Everything from the first line of the data through the line with "(0,0) rectangle (9,989);" is to be echoed exactly, minus the pictures.

*DATASET SECTION:*
......

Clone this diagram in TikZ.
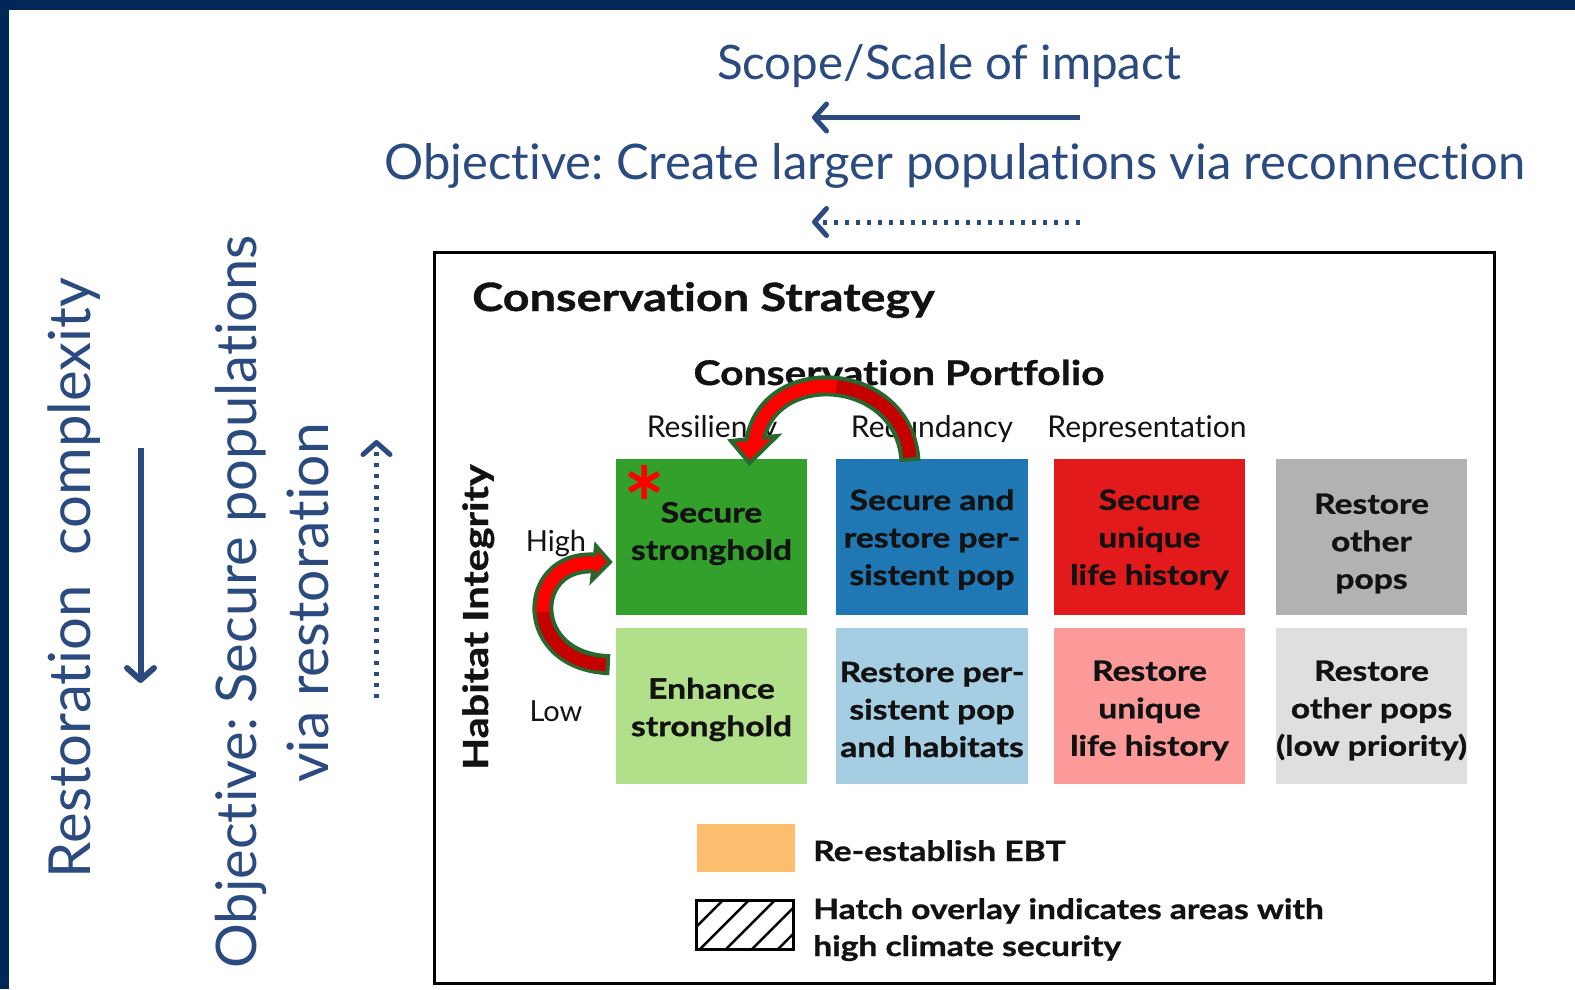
\documentclass[tikz,border=0pt]{standalone}
\usepackage{fontspec}
\setmainfont[Ligatures=NoCommon]{Lato}
\newfontfamily\heavy[Ligatures=NoCommon,FakeStretch=1.2,BoldFeatures={FakeBold=1}]{Lato}
\usetikzlibrary{arrows.meta}

\definecolor{frameblue}{RGB}{0,40,86}
\definecolor{titleblue}{RGB}{42,74,128}
\definecolor{cgreen}{RGB}{51,160,44}
\definecolor{cblue}{RGB}{31,120,180}
\definecolor{cred}{RGB}{227,26,28}
\definecolor{cgrey}{RGB}{178,178,178}
\definecolor{lgreen}{RGB}{178,223,138}
\definecolor{lblue}{RGB}{166,206,227}
\definecolor{lred}{RGB}{251,154,153}
\definecolor{lgrey}{RGB}{223,223,223}
\definecolor{corange}{RGB}{253,191,111}
\definecolor{celltext}{RGB}{18,18,18}
\definecolor{arrowgreen}{RGB}{38,104,46}
\definecolor{arrowred}{RGB}{255,0,0}
\definecolor{arrowdark}{RGB}{196,0,0}

\newcommand{\fsz}[2]{\fontsize{#1}{#2}\selectfont}

\tikzset{
  cell/.style={minimum width=191pt, minimum height=156pt, inner sep=0pt},
  celltxt/.style={inner sep=0pt, align=center, text=celltext,
    font=\heavy\bfseries\fsz{28}{37.5}},
  boldtxt/.style={text=celltext, inner sep=0pt, font=\heavy\bfseries\fsz{28}{37}},
  bluetext/.style={text=titleblue, inner sep=0pt},
  plaintext/.style={text=celltext, inner sep=0pt},
  solidarrow/.style={titleblue, line width=5pt,
    -{Straight Barb[length=12pt,width=27pt,round]}},
  dotarrow/.style={titleblue, line width=5pt, dash pattern=on 4.5pt off 6.5pt,
    -{Straight Barb[length=12pt,width=27pt,round]}},
  outline/.style={arrowgreen, line width=21pt},
  fillhead/.style={arrowred, line width=13pt},
  filltail/.style={arrowdark, line width=13pt},
  headshape/.style={fill=arrowred, draw=arrowgreen, line width=4pt, line join=miter}
}

\begin{document}
\frenchspacing
\begin{tikzpicture}[x=1pt, y=-1pt]
\useasboundingbox (0,0) rectangle (1575,989);
\fill[white] (0,0) rectangle (1575,989);

% slide frame
\fill[frameblue] (0,0) rectangle (1575,10);
\fill[frameblue] (0,0) rectangle (9,989);

% headings with their direction arrows
\node[bluetext, anchor=base, font=\fsz{47.5}{60}] (scope) at (949,79) {Scope/Scale of impact};
\coordinate (s1) at (1080,117.5);
\coordinate (s2) at (812,117.5);
\draw[solidarrow] (s1) -- (s2);
\node[bluetext, anchor=base, font=\fsz{49}{60}] (objtop) at (955,179) {Objective: Create larger populations via reconnection};
\coordinate (d1) at (1080,222);
\coordinate (d2) at (812,222);
\draw[dotarrow] (d1) -- (d2);

% left side
\node[bluetext, anchor=base, rotate=90, font=\fsz{58}{70}] (restcomp) at (90,578) {Restoration\ \ complexity};
\coordinate (r1) at (140.5,448);
\coordinate (r2) at (140.5,683);
\draw[solidarrow, line width=6pt] (r1) -- (r2);
\node[bluetext, anchor=base, rotate=90, font=\fsz{56}{70}] (objleft) at (256,602) {Objective: Secure populations};
\node[bluetext, anchor=base, rotate=90, font=\fsz{57}{70}] (vialeft) at (328,603) {via restoration};
\coordinate (u1) at (376.5,698);
\coordinate (u2) at (376.5,440);
\draw[dotarrow] (u1) -- (u2);

% strategy box
\node[draw=black, line width=3pt, minimum width=1060pt, minimum height=731pt, inner sep=0pt] (box) at (964,617.5) {};
\node[plaintext, anchor=base west, font=\heavy\bfseries\fsz{39}{44}] (strat) at (472,311) {Conservation Strategy};
\node[plaintext, anchor=base, font=\heavy\bfseries\fsz{34}{40}] (portf) at (899,385) {Conservation Portfolio};
\node[plaintext, anchor=base, font=\fsz{30}{36}] (resil) at (712,437) {Resiliency};
\node[plaintext, anchor=base, font=\fsz{30}{36}] (redun) at (932,437) {Redundancy};
\node[plaintext, anchor=base, font=\fsz{30}{36}] (repre) at (1147,437) {Representation};
\node[plaintext, anchor=base, rotate=90, font=\heavy\bfseries\fsz{34.5}{38}] (habint) at (488,617) {Habitat Integrity};
\node[plaintext, anchor=base, font=\fsz{29}{36}] (high) at (556,551) {High};
\node[plaintext, anchor=base, font=\fsz{29}{36}] (low) at (556,721) {Low};

% portfolio grid
\node[cell, fill=cgreen] (c11) at (711.5,536.5) {};
\node[cell, fill=cblue, minimum width=192pt] (c12) at (932,536.5) {};
\node[cell, fill=cred] (c13) at (1149.5,536.5) {};
\node[cell, fill=cgrey] (c14) at (1371.5,536.5) {};
\node[cell, fill=lgreen] (c21) at (711.5,705.5) {};
\node[cell, fill=lblue, minimum width=192pt] (c22) at (932,705.5) {};
\node[cell, fill=lred] (c23) at (1149.5,705.5) {};
\node[cell, fill=lgrey] (c24) at (1371.5,705.5) {};

\node[celltxt] (t11) at ([yshift=3pt]c11.center) {Secure\\stronghold};
\node[celltxt] (t12) at ([yshift=-3pt]c12.center) {Secure and\\restore per-\\sistent pop};
\node[celltxt] (t13) at ([yshift=-3pt]c13.center) {Secure\\unique\\life history};
\node[celltxt] (t14) at ([yshift=-7pt]c14.center) {Restore\\other\\pops};
\node[celltxt] (t21) at ([yshift=-4pt]c21.center) {Enhance\\stronghold};
\node[celltxt] (t22) at ([yshift=-4pt]c22.center) {Restore per-\\sistent pop\\and habitats};
\node[celltxt] (t23) at ([yshift=-5pt]c23.center) {Restore\\unique\\life history};
\node[celltxt] (t24) at ([yshift=-5pt]c24.center) {Restore\\other pops\\(low priority)};

% red asterisk on the stronghold cell
\draw[arrowred, line width=5.5pt] (644,465) -- (644,499)
  (629.3,473.5) -- (658.7,490.5) (629.3,490.5) -- (658.7,473.5);

% curved arrow: redundancy -> stronghold
\coordinate (a1s) at ([xshift=-22pt,yshift=-3pt]c12.north);
\coordinate (a1e) at (755,440);
\draw[outline] (a1s) .. controls (905,370) and (770,360) .. (a1e);
\filldraw[headshape] (731,441) -- (749.5,463) -- (777,436) -- cycle;
\draw[filltail, shorten <=4pt] (a1s) .. controls (907.5,416) and (872.5,390.5) .. (836.25,386.6);
\draw[fillhead] (836.25,386.6) .. controls (800,382.75) and (762.5,400.5) .. (a1e) -- (754,446);

% curved arrow: enhance -> secure stronghold
\coordinate (a2s) at ([xshift=-6pt,yshift=-50pt]c11.south west);
\coordinate (a2e) at (593,563);
\draw[outline] (a2s) .. controls (522,662) and (525,560) .. (a2e);
\filldraw[headshape] (596,546) -- (610,562) -- (592,580) -- cycle;
\draw[filltail, shorten <=4pt] (a2s) .. controls (566,663.5) and (544.75,637.25) .. (543,611.75);
\draw[fillhead] (543,611.75) .. controls (541.25,586.25) and (559,561.5) .. (a2e) -- (598,563);

% legend
\node[fill=corange, minimum width=98pt, minimum height=48pt, inner sep=0pt] (legebt) at (746,848) {};
\node[boldtxt, anchor=base west] (txtebt) at (813,861) {Re-establish EBT};
\node[draw=black, line width=3pt, minimum width=97pt, minimum height=49pt, inner sep=0pt] (leghatch) at (744.5,924.5) {};
\begin{scope}
  \clip (696,900) rectangle (793,949);
  \foreach \k in {0,...,6} {
    \draw[black, line width=2.5pt] (622+26*\k,949) -- (671+26*\k,900);
  }
\end{scope}
\node[boldtxt, anchor=base west] (txthatch1) at (813,919) {Hatch overlay indicates areas with};
\node[boldtxt, anchor=base west] (txthatch2) at (813,956) {high climate security};
\end{tikzpicture}
\end{document}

......

*THE COMPLETED TASK:*
Clone this diagram in TikZ.
\documentclass[tikz,border=0pt]{standalone}
\usepackage{fontspec}
\setmainfont[Ligatures=NoCommon]{Lato}
\newfontfamily\heavy[Ligatures=NoCommon,FakeStretch=1.2,BoldFeatures={FakeBold=1}]{Lato}
\usetikzlibrary{arrows.meta}

\definecolor{frameblue}{RGB}{0,40,86}
\definecolor{titleblue}{RGB}{42,74,128}
\definecolor{cgreen}{RGB}{51,160,44}
\definecolor{cblue}{RGB}{31,120,180}
\definecolor{cred}{RGB}{227,26,28}
\definecolor{cgrey}{RGB}{178,178,178}
\definecolor{lgreen}{RGB}{178,223,138}
\definecolor{lblue}{RGB}{166,206,227}
\definecolor{lred}{RGB}{251,154,153}
\definecolor{lgrey}{RGB}{223,223,223}
\definecolor{corange}{RGB}{253,191,111}
\definecolor{celltext}{RGB}{18,18,18}
\definecolor{arrowgreen}{RGB}{38,104,46}
\definecolor{arrowred}{RGB}{255,0,0}
\definecolor{arrowdark}{RGB}{196,0,0}

\newcommand{\fsz}[2]{\fontsize{#1}{#2}\selectfont}

\tikzset{
  cell/.style={minimum width=191pt, minimum height=156pt, inner sep=0pt},
  celltxt/.style={inner sep=0pt, align=center, text=celltext,
    font=\heavy\bfseries\fsz{28}{37.5}},
  boldtxt/.style={text=celltext, inner sep=0pt, font=\heavy\bfseries\fsz{28}{37}},
  bluetext/.style={text=titleblue, inner sep=0pt},
  plaintext/.style={text=celltext, inner sep=0pt},
  solidarrow/.style={titleblue, line width=5pt,
    -{Straight Barb[length=12pt,width=27pt,round]}},
  dotarrow/.style={titleblue, line width=5pt, dash pattern=on 4.5pt off 6.5pt,
    -{Straight Barb[length=12pt,width=27pt,round]}},
  outline/.style={arrowgreen, line width=21pt},
  fillhead/.style={arrowred, line width=13pt},
  filltail/.style={arrowdark, line width=13pt},
  headshape/.style={fill=arrowred, draw=arrowgreen, line width=4pt, line join=miter}
}

\begin{document}
\frenchspacing
\begin{tikzpicture}[x=1pt, y=-1pt]
\useasboundingbox (0,0) rectangle (1575,989);
\fill[white] (0,0) rectangle (1575,989);

% slide frame
\fill[frameblue] (0,0) rectangle (1575,10);
\fill[frameblue] (0,0) rectangle (9,989);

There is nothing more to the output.